Kia Motors unveils a brand-new diesel-electric powertrain on the Optima THybrid Concept at the 2014 Paris Auto Show!

Kia arrived at the Paris Motor Show with new fuel-saving technology ready to be displayed.

They have shown the visitors a fuel-saving T-Hybrid powertrain system, which couples diesel and electric power with an electric supercharger and a turbo.

The concept car that features this all off is the current version of the Kia Optima.

Kia T-HybridWhile the T-Hybrid powertrain is still in development phase, the application of the technology into a production vehicle gave an insight into the practicality of this diesel electric hybrid setup.

How It Works

The T-Hybrid uses a 1.7-liter CRDI turbo-diesel engine instead of the standard petrol unit.

That CRDI diesel engine is paired with an electric motor that draws juice from a 48V lead-carbon battery pack.

The setup is being described as a mild hybrid powertrain, as the electric part of the engine only kicks in when the car is cruising or traveling at low speeds.

That battery pack is charged when the vehicle decelerates.

Kia’s decision to use lead-carbon batteries instead of lithium-ion is because they do not need active cooling, and they are easier to recycle when their life cycle ends.

When sitting in heavy traffic, the T-Hybrid powertrain utilizes a zero emissions stop-start system that also saves fuel.

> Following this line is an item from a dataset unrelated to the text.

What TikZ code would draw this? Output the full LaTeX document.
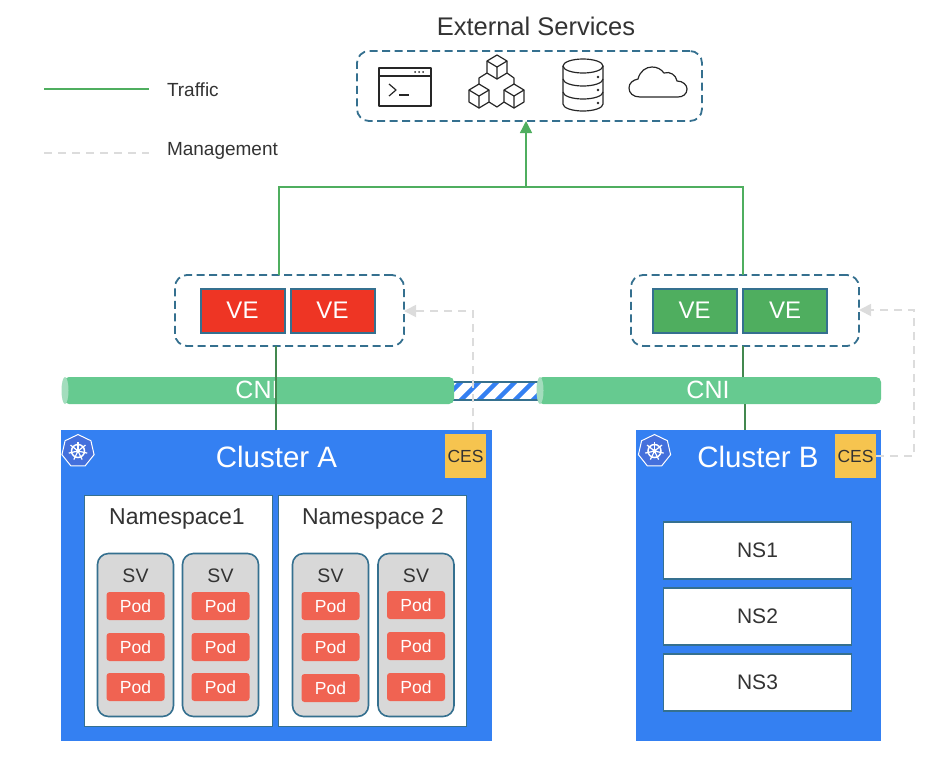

The use of a belt-driven starter generator means that little noise or vibration occurs when the vehicle starts up.

The weight of the engine is reduced thanks to a smaller motor and starting battery.

That battery sends energy to the diesel engine via an electric supercharger for increased torque and power at low RPM’s.

Once the speed rises, the conventional turbocharger seamlessly takes the reins.

Kia states that their all-new hybrid powertrain will help reduce emissions and fuel consumption, as well as lowering the running costs.

They see this technology as being a much more affordable green option than what currently exists on the market.

There are no hard and fast numbers to quote yet, but Kia engineers believe that the new powertrain will deliver a power increase in the 15-20% range, whilst also significantly reducing CO2 tailpipe emissions.

There is no word yet on whether the powertrain will be mass produced.